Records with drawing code
Begin

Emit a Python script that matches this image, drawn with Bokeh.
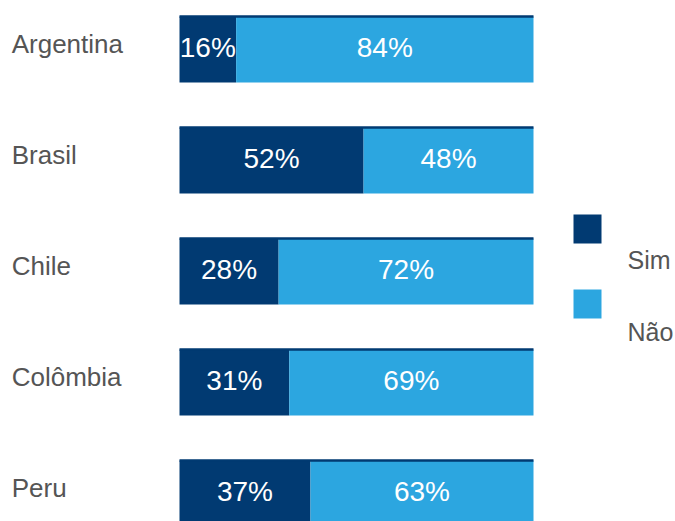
from bokeh.plotting import figure
from bokeh.models import Range1d, ColumnDataSource, BoxAnnotation, Label
from bokeh.core.properties import value
from bokeh.embed import file_html
from bokeh.resources import INLINE

countries = ["Argentina", "Brasil", "Chile", "Colômbia", "Peru"]
sim = [16, 52, 28, 31, 37]
nao = [84, 48, 72, 69, 63]
series_names = ["Sim", "Não"]

DARK = "#013A72"
LIGHT = "#2CA6E0"
GRAY = "#555555"
FONT = "Liberation Sans"

W, H = 675, 521
n = len(countries)
ypos = [n - 1 - i for i in range(n)]
total = [s + q for s, q in zip(sim, nao)]
BAR_H = 0.595

src = ColumnDataSource(dict(
    country=countries, y=ypos, sim=sim, nao=nao, total=total,
    sim_mid=[s / 2 for s in sim],
    nao_mid=[s + q / 2 for s, q in zip(sim, nao)],
    sim_lbl=[f"{v}%" for v in sim],
    nao_lbl=[f"{v}%" for v in nao],
    top=[y + BAR_H / 2 for y in ypos],
))

p = figure(width=W, height=H, output_backend="svg", toolbar_location=None,
           x_range=Range1d(-50.565, 140.113), y_range=Range1d(-0.2523, 4.4414),
           min_border=0, outline_line_color=None)
p.axis.visible = False
p.grid.visible = False

r_sim = p.hbar(y="y", left=0, right="sim", height=BAR_H, source=src,
               fill_color=DARK, line_color=None)
r_nao = p.hbar(y="y", left="sim", right="total", height=BAR_H, source=src,
               fill_color=LIGHT, line_color=None)
# thin dark rule along the top edge of each bar
p.segment(x0=0, x1="total", y0="top", y1="top", source=src,
          line_color=DARK, line_width=2.5)

p.text(x="sim_mid", y="y", text="sim_lbl", source=src, text_color="white",
       text_font=value(FONT), text_font_size="28px", text_align="center",
       text_baseline="middle", y_offset=-2)
p.text(x="nao_mid", y="y", text="nao_lbl", source=src, text_color="white",
       text_font=value(FONT), text_font_size="28px", text_align="center",
       text_baseline="middle", y_offset=-2)
p.text(x=-47.4, y="y", text="country", source=src, text_color=GRAY,
       text_font=value(FONT), text_font_size="26px", text_align="left",
       text_baseline="middle", y_offset=-5)

# legend: key squares with their labels set below-right
legend_colors = [DARK, LIGHT]
key_tops = [214, 289]
label_baselines = [259, 331]
for name, col, kt, lb in zip(series_names, legend_colors, key_tops, label_baselines):
    p.add_layout(BoxAnnotation(left=573, right=601, top=H - kt, bottom=H - kt - 29,
                               left_units="screen", right_units="screen",
                               top_units="screen", bottom_units="screen",
                               fill_color=col, fill_alpha=1, line_color=None,
                               level="overlay"))
    p.add_layout(Label(x=627, y=H - lb, x_units="screen", y_units="screen",
                       text=name, text_font=FONT, text_font_size="25px",
                       text_color=GRAY, text_baseline="alphabetic",
                       text_align="left"))

open("out.html", "w").write(file_html(p, INLINE))
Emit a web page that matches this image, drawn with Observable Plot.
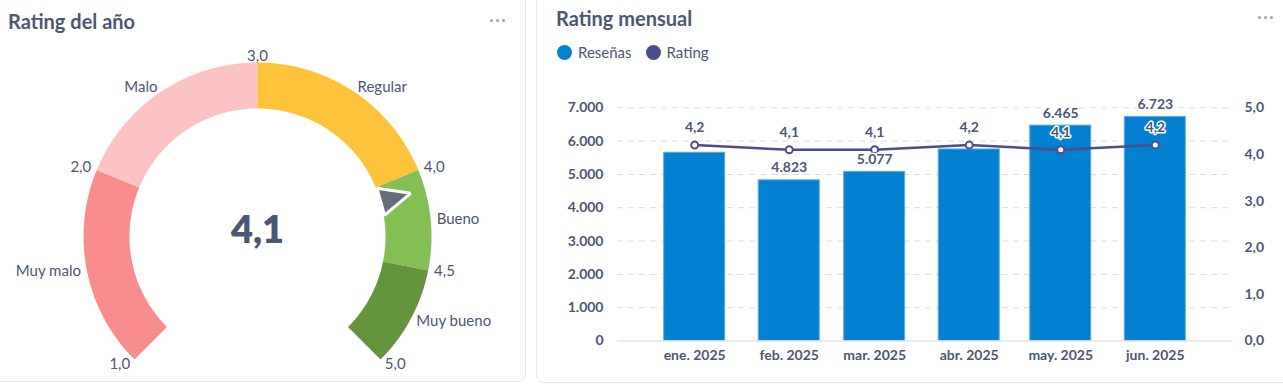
<!DOCTYPE html>
<html>
<head>
<meta charset="utf-8">
<script src="https://cdn.jsdelivr.net/npm/d3@7"></script>
<script src="https://cdn.jsdelivr.net/npm/@observablehq/plot@0.6"></script>
<style>
  body { margin: 0; background: #fff; font-family: Lato, "Noto Sans", sans-serif; color: #4c5773; }
  #root { position: relative; width: 1283px; height: 385px; overflow: hidden; background: #fff; }
  .card { position: absolute; box-sizing: border-box; border: 1px solid #e6e8ec; border-radius: 8px; background: #fff; }
  .title { position: absolute; font-size: 20px; font-weight: 700; color: #4c5773; line-height: 20px; white-space: nowrap; }
  .dots { position: absolute; display: flex; gap: 3px; }
  .dots span { width: 3px; height: 3px; border-radius: 50%; background: #9ea4b1; display: block; }
  .legend { position: absolute; left: 557px; top: 43px; display: flex; align-items: center; font-size: 15px; line-height: 18px; color: #4c5773; }
  .legend .item { display: flex; align-items: center; margin-right: 14px; }
  .legend .sw { width: 15px; height: 15px; border-radius: 50%; display: inline-block; margin-right: 6px; }
  #gauge { position: absolute; left: 0; top: 40px; }
  #bars { position: absolute; left: 540px; top: 95px; }
</style>
</head>
<body>
<div id="root">
  <div class="card" style="left:-10px;top:-10px;width:536px;height:392px"></div>
  <div class="card" style="left:536px;top:-10px;width:760px;height:393px"></div>
  <div class="title" style="left:8px;top:11px">Rating del año</div>
  <div class="title" style="left:556px;top:8px">Rating mensual</div>
  <div class="dots" style="left:490px;top:19px"><span></span><span></span><span></span></div>
  <div class="dots" style="left:1258px;top:16px"><span></span><span></span><span></span></div>
  <div class="legend" id="legend"></div>
  <div id="gauge"></div>
  <div id="bars"></div>
</div>
<script>
// ---------- DATA ----------
// Gauge ("Rating del año")
const bandLabels = ["Muy malo", "Malo", "Regular", "Bueno", "Muy bueno"];
const bandFrom   = [1, 2, 3, 4, 4.5];
const bandTo     = [2, 3, 4, 4.5, 5];
const bandColors = ["#f98d8e", "#fbc3c4", "#fec23b", "#84bf56", "#64953e"];
const gaugeTicks = [1, 2, 3, 4, 4.5, 5];
const yearRating = 4.1;

// Combo chart ("Rating mensual")
const months       = ["2025-01-01", "2025-02-01", "2025-03-01", "2025-04-01", "2025-05-01", "2025-06-01"];
const monthLabels  = ["ene. 2025", "feb. 2025", "mar. 2025", "abr. 2025", "may. 2025", "jun. 2025"];
const resenas      = [5650, 4823, 5077, 5750, 6465, 6723];
const ratingMensual = [4.2, 4.1, 4.1, 4.2, 4.1, 4.2];
const reviewTicks  = [0, 1000, 2000, 3000, 4000, 5000, 6000, 7000];
const ratingTicks  = [0, 1, 2, 3, 4, 5];
const seriesNames  = ["Reseñas", "Rating"];
const seriesColors = ["#0380d0", "#4b4e8c"];

// ---------- helpers ----------
const loc = d3.formatLocale({decimal: ",", thousands: ".", grouping: [3], currency: ["", "€"]});
const fmtInt = loc.format(",d");
const fmt1 = loc.format(".1f");
const TEXT = "#4c5773";

// ---------- Legend ----------
const legend = document.getElementById("legend");
seriesNames.forEach((n, i) => {
  const it = document.createElement("div");
  it.className = "item";
  it.innerHTML = `<span class="sw" style="background:${seriesColors[i]}"></span><span>${n}</span>`;
  legend.appendChild(it);
});

// ---------- Gauge ----------
{
  const W = 527, H = 345;
  const CX = 257, CY = 196;
  const R_OUT = 174, R_IN = 128, R_LABEL = 180, R_TIP = 159, HALF_BASE = 14;
  const angle = d3.scaleLinear([d3.min(bandFrom), d3.max(bandTo)], [-135, 135]);
  const rad = v => angle(v) * Math.PI / 180;
  const polar = (v, r) => ({x: r * Math.sin(rad(v)), y: r * Math.cos(rad(v))});

  const arcRows = [];
  bandLabels.forEach((name, i) => {
    const n = 60;
    for (let k = 0; k <= n; k++) {
      const v = bandFrom[i] + (bandTo[i] - bandFrom[i]) * k / n;
      arcRows.push({band: name, ...polar(v, R_OUT)});
    }
    for (let k = n; k >= 0; k--) {
      const v = bandFrom[i] + (bandTo[i] - bandFrom[i]) * k / n;
      arcRows.push({band: name, ...polar(v, R_IN)});
    }
  });

  const a = rad(yearRating);
  const tip = polar(yearRating, R_TIP), base = polar(yearRating, R_IN);
  const px = Math.cos(a), py = -Math.sin(a);
  const pointerRows = [
    tip,
    {x: base.x + px * HALF_BASE, y: base.y + py * HALF_BASE},
    {x: base.x - px * HALF_BASE, y: base.y - py * HALF_BASE}
  ];

  const labelRows = [
    ...gaugeTicks.map(v => ({text: fmt1(v), v, ...polar(v, R_LABEL)})),
    ...bandLabels.map((name, i) => {
      const v = (bandFrom[i] + bandTo[i]) / 2;
      return {text: name, v, ...polar(v, R_LABEL)};
    })
  ];
  const side = d => Math.sin(rad(d.v));
  const textOpts = {x: "x", y: "y", text: "text", fontSize: 15, fill: TEXT};

  const gauge = Plot.plot({
    width: W, height: H, margin: 0,
    style: {fontFamily: "Lato, sans-serif", background: "transparent"},
    x: {domain: [-CX, W - CX], range: [0, W], axis: null},
    y: {domain: [-(H - CY), CY], range: [H, 0], axis: null},
    color: {domain: bandLabels, range: bandColors},
    marks: [
      Plot.line(arcRows, {x: "x", y: "y", z: "band", fill: "band", stroke: "none", curve: "linear-closed"}),
      Plot.line(pointerRows, {x: "x", y: "y", fill: "#676c7b", stroke: "white", strokeWidth: 3, curve: "linear-closed", strokeLinejoin: "miter"}),
      Plot.text(labelRows.filter(d => side(d) < -0.05), {...textOpts, textAnchor: "end"}),
      Plot.text(labelRows.filter(d => side(d) > 0.05), {...textOpts, textAnchor: "start"}),
      Plot.text(labelRows.filter(d => Math.abs(side(d)) <= 0.05), {...textOpts, textAnchor: "middle"}),
      Plot.text([yearRating], {x: () => 0, y: () => 6, text: d => fmt1(d), fontSize: 38, fontWeight: 800, fill: TEXT})
    ]
  });
  document.getElementById("gauge").appendChild(gauge);
}

// ---------- Combo chart ----------
{
  const W = 743, H = 290;
  const yMax = d3.max(reviewTicks), rMax = d3.max(ratingTicks);
  const RATIO = yMax / rMax;
  const data = months.map((m, i) => ({
    date: new Date(m), label: monthLabels[i], resenas: resenas[i], rating: ratingMensual[i]
  }));
  const labelByTime = new Map(data.map(d => [+d.date, d.label]));
  const DAY = 864e5, PAD_DAYS = 25.3, HALF_BAR_DAYS = 10;
  const xDomain = [new Date(+data[0].date - PAD_DAYS * DAY), new Date(+data[data.length - 1].date + PAD_DAYS * DAY)];
  const CLEAR = 500;
  const barLabelData = data.filter(d => Math.abs(d.resenas - d.rating * RATIO) >= CLEAR);

  const chart = Plot.plot({
    width: W, height: H,
    marginLeft: 77, marginRight: 51, marginTop: 12.3, marginBottom: 44.5,
    style: {fontFamily: "Lato, sans-serif", background: "transparent", color: TEXT},
    x: {type: "utc", domain: xDomain, axis: null},
    y: {domain: [0, yMax], axis: null},
    marks: [
      Plot.gridY(reviewTicks.filter(t => t > 0), {stroke: "#d8dbe0", strokeOpacity: 1, strokeDasharray: "6,5"}),
      Plot.rectY(data, {
        x1: d => new Date(+d.date - HALF_BAR_DAYS * DAY),
        x2: d => new Date(+d.date + HALF_BAR_DAYS * DAY),
        y: "resenas", fill: seriesColors[0], stroke: "#5fabe3", strokeWidth: 1
      }),
      Plot.ruleY([0], {stroke: "#e2e4e8", strokeWidth: 1.5}),
      Plot.axisY(reviewTicks, {anchor: "left", tickSize: 0, tickPadding: 14, tickFormat: fmtInt, fontSize: 14, fontWeight: 700, color: TEXT, label: null}),
      Plot.axisY(ratingTicks.map(r => r * RATIO), {anchor: "right", tickSize: 0, tickPadding: 12, tickFormat: d => fmt1(d / RATIO), fontSize: 14, fontWeight: 700, color: TEXT, label: null}),
      Plot.axisX(data.map(d => d.date), {anchor: "bottom", tickSize: 0, tickPadding: 9, tickFormat: d => labelByTime.get(+d), fontSize: 14, fontWeight: 700, color: TEXT, label: null}),
      Plot.line(data, {x: "date", y: d => d.rating * RATIO, stroke: seriesColors[1], strokeWidth: 2.5}),
      Plot.dot(data, {x: "date", y: d => d.rating * RATIO, r: 3.5, fill: "white", stroke: seriesColors[1], strokeWidth: 2}),
      Plot.text(barLabelData, {x: "date", y: "resenas", text: d => fmtInt(d.resenas), dy: -12.6, fontSize: 14, fontWeight: 700, fill: TEXT, stroke: "white", strokeWidth: 3}),
      Plot.text(data, {x: "date", y: d => d.rating * RATIO, text: d => fmt1(d.rating), dy: -17.6, fontSize: 14, fontWeight: 700, fill: TEXT, stroke: "white", strokeWidth: 3})
    ]
  });
  document.getElementById("bars").appendChild(chart);
}
</script>
</body>
</html>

End

** Problem statement **
Leave out the pictures and repeat exactly the lines from the start of the material through the line that contains "p.grid.visible = False", both included.

** Result **
Emit a Python script that matches this image, drawn with Bokeh.
from bokeh.plotting import figure
from bokeh.models import Range1d, ColumnDataSource, BoxAnnotation, Label
from bokeh.core.properties import value
from bokeh.embed import file_html
from bokeh.resources import INLINE

countries = ["Argentina", "Brasil", "Chile", "Colômbia", "Peru"]
sim = [16, 52, 28, 31, 37]
nao = [84, 48, 72, 69, 63]
series_names = ["Sim", "Não"]

DARK = "#013A72"
LIGHT = "#2CA6E0"
GRAY = "#555555"
FONT = "Liberation Sans"

W, H = 675, 521
n = len(countries)
ypos = [n - 1 - i for i in range(n)]
total = [s + q for s, q in zip(sim, nao)]
BAR_H = 0.595

src = ColumnDataSource(dict(
    country=countries, y=ypos, sim=sim, nao=nao, total=total,
    sim_mid=[s / 2 for s in sim],
    nao_mid=[s + q / 2 for s, q in zip(sim, nao)],
    sim_lbl=[f"{v}%" for v in sim],
    nao_lbl=[f"{v}%" for v in nao],
    top=[y + BAR_H / 2 for y in ypos],
))

p = figure(width=W, height=H, output_backend="svg", toolbar_location=None,
           x_range=Range1d(-50.565, 140.113), y_range=Range1d(-0.2523, 4.4414),
           min_border=0, outline_line_color=None)
p.axis.visible = False
p.grid.visible = False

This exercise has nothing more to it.